Looking at today’s games, you can pretty much calculate length by genre. FPS games are short at 6 hours or long at 12. Third Person Action RPGs are short at 30 hours and long at 60. But playing Mass Effect or The Witcher and watching the clock going over 45 hours towards the end, I don’t feel like it was too long. In fact, when I played Crysis 2 and saw that towards the end I was only at 8 hours, I was a bit disappointed. And the only thing that lessened the disappointment when I realised I finished Portal in about 6 hours was the fact that it was one hell of a ride.

But games can be too long. I’m talking about you, Need for Speed: Underground. Both of you. Both of these games started really lagging a bit past the middle (I guess). With the first I arrived at the point where I just couldn’t complete the race well enough to continue and I got bored. With the second, I just didn’t know what to do and by the time I figured it out I was too bored to care.

I think it’s all about originality and variety. Let’s start from the beginning of the post.

AAA shooters, which are the bulk of games coming out today, are, even when done extremely well and with an awesome story are repetitive, of themselves if not of others. I’ll even take Crysis 2 (not Crysis) for example, a game I really liked. Towards the end you start to feel like you’ve done this before, a few hundred times. Yes, you’ve gained a power and there’s a different set of aliens in a different location but you’re doing it all over again. Crysis, which I take aside, was different with the more open world approach meaning that the island was almost entierly open for your exploration and the story was dripped in slowly and mysteriously enough for you to really be excited about what was about to come next even though you were plowing through the umpteenth wave of Koreans and then aliens.

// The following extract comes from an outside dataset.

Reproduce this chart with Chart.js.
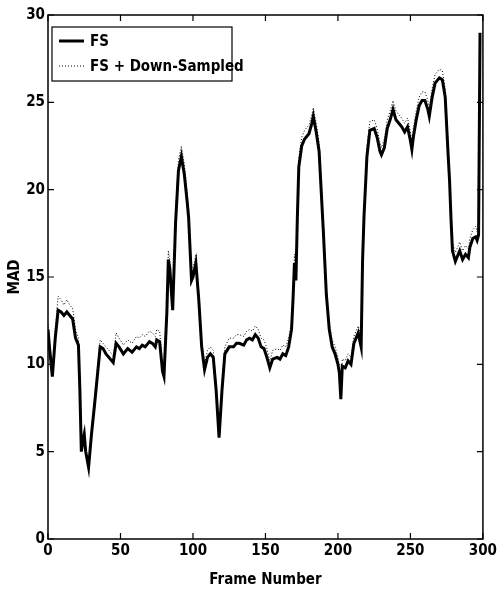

Portal is different because Portal is a puzzle and it works like a puzzle. Every “chapter”, you get a new element and then 5-6 different configurations for that new element with older elements and then moving on to the next chapter. It never lets off enough to get bored. Although I do have some qualms about the difficulty ratcheting up in the two final segments, it’s very well constructed.

Starcraft also played on story. Yes, it’s the same old RTS. With a new and interesting army balance but the same RTS. But every mission was part of a story and every mission advanced that story in some ways. Even if it was a side-glance exploration. And again, that slow drip of story, leading up to a climactic conclusion, was what made the length consideration fade away into the non-existence.

Star Control 2 also works the same way, it’s a story-driven adventure. It includes starship melee combat and resource gathering and exploration and diplomacy but down to it, it’s an adventure. And like every space opera, the magnificence of the world and nearness of the story were awesome driving forces keeping you ever interested even when you had to fight off the 30th Kzer-Za grouping that wouldn’t let you out of Ur-Quan space. But that is also what’s great about Star Control 2. You need to farm resources but you don’t need to do it a lot. You need to have ship battles but you can avoid most of them. You need to gather intelligence but it’s ok if you don’t. The choices given allow you to vary your play style as you go along and also give you a way to come back for more.

Deus Ex does the same thing. You can kill, you can hack, you can tranquilize, you can bribe, you can talk, you can break in, you can… pick the way you handle any situation. And since any situation facilitates 3-4 of the above and other given options, the game never gets dull. Yes, annoyingly, like every FPS, there are boss fights that you need to be ready for – and it’s a freaking shame they mostly don’t facilitate those options – but the rest is up to you.

The Witcher and Mass Effect are massively long and are laden with many many fight scenes but they are well interspersed between exploration and investigation and diplomacy and sometimes even farming (for stuff, not just wheat) and the games change it up ever so often, keeping dullness away. That is how you manage to slug through a 40-45 hour campaign and still feel like there’s something more.

Need for Speed on the other hand is just driving after driving after driving and even though going 200 kph on a tight street is fun, the exhilaration wears off after a while and with no more modification to the mechanics than a better configured car that lets you catch up to the villain that is only winning by cheating, the first thrills don’t last through a whole campaign, even if it is less than 10 hours long.

I guess my point and bottom line is that certain games need to be a certain length, especially if they cost a certain amount. They don’t need to be longer than they should be but just long enough.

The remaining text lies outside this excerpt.